Wonder if anyone has thoughts on trading power for a Kruger Park unit.  I am considering purchasing one after being pleased with my first 2 trades with my Strand Pavilion unit, purchased in spring 2005.  Can I expect similar results with Kruger Park?  Purchase price and MF look to be about the same.

I am a newbie, and any advice appreciated.


----------



## michelle (Feb 1, 2006)

I own Strand and agree that the trading power is pretty good. 

As for Kruger Park Lodge: we did a small trading test after BS and as far as I remember it seemed to do well as well.

Location wise and supply/demand wise, I think Strand might top KPL, but I have no evidence to back this statement up with. On the other hand, you might not want all your eggs in one basket...

We have not done a test since then, but there are quite a few people on this board who own either Strand of KPL, so if you request a trade test, with specific date(s) and area(s), I am sure they will be happy to send you the results. (Actually, since I am planning on eventually buying a KPL myself (for own use, with trading every second year), I would also be interested in these results as well.)

Unfortunately I cannot help you right now, as all my Strands are tied up in exchanges.


----------



## jwcoleman (Feb 3, 2006)

We own KPL.  2006 deposited pre-Black Sunday not as good as it was 2 years ago.  We're waiting to see what happens when we bank 2007 (hopefully by March).


----------



## jwcoleman (Feb 24, 2006)

KPL 2007 week was deposited last night.  Traiding power seems to be much better than pre Black Sunday.


----------



## michelle (Feb 24, 2006)

jwcoleman, this is good news!!   

If we could find someone with a comparible (i.e. same season and size) Strand Pavilion, I would love to see how the two compare. (Unfortunately all my Strands are currently tied up.)

Anyone out there that can help?


----------



## tedk (Feb 24, 2006)

i have 2 bed week 48 at strand, is that any good.


----------



## Joe M (Feb 25, 2006)

tedk said:
			
		

> i have 2 bed week 48 at strand, is that any good.



I own that same week number at Strand. It trades very well with RCI since Black Sunday when RCI integrated trade power for SA.


----------



## michelle (Feb 27, 2006)

So, is there someone else with a 2 bed, red Kruger Park Lodge??  
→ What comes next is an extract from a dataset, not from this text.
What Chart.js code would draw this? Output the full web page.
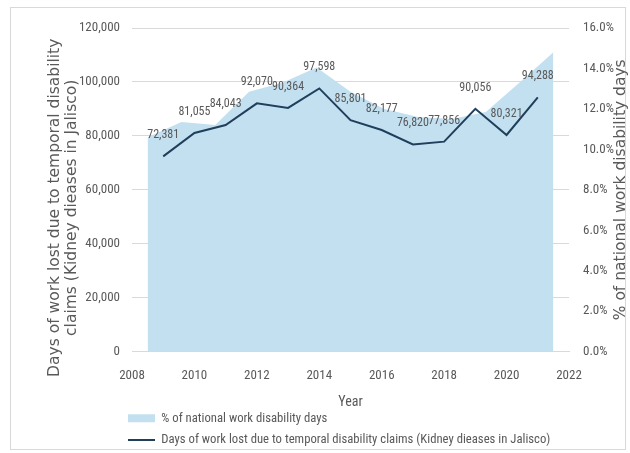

It will be interesting to compare that with the above Strands.


----------



## ronk1 (Feb 28, 2006)

I just paid my 2007 levy last Friday and my 2 BR, Red, KPL was deposited into my RCI account today.  I tested it out by searching for weeks listed in the sighting forum and it seems to trade very well.

Ronnie


----------



## michelle (Mar 1, 2006)

Great news Ronk1.   

Can you please contact (PM) tedk and Joe M and arrange a small comparison test? Let me know if you guys want help with testing area/time suggestions.

Also, I would like to see the results, but I dont think we are allowed to post it here. Please PM me the results, or if more people are interested, it should be posted on the Sightings board.


----------



## AllenWoodruff (Mar 1, 2006)

I own KPL, however I have used up all my weeks and have not deposited my 2007 week so I can’t help with trade power.  I just wanted to get other owners thoughts on maintenance fees (levy) at KPL.  The first year I owned (2002) my levy was $145 and when I paid my 2006 levy about a year ago it was $435.  I realize that the exchange rate has a lot to do with it, but the actual levy in Rands has went up at least 10-12% every year.  My question is at what point are you going to “pull the plug” on KPL due to high levies.  I am personally thinking that $500 is my cutoff unless the trading power is much better that I have had in the past.  If I get one more year out of it then I really can’t complain since I have enjoyed some nice trades over the years.


----------



## tedk (Mar 1, 2006)

i can do a test but may have a problem posting results as not too good on copying and paste. i am off to south africa friday so lets see where we can get to.


----------



## ronk1 (Mar 1, 2006)

I sent tedk and Joe M and email.  Let me know where and when you want to search.

Ronnie


----------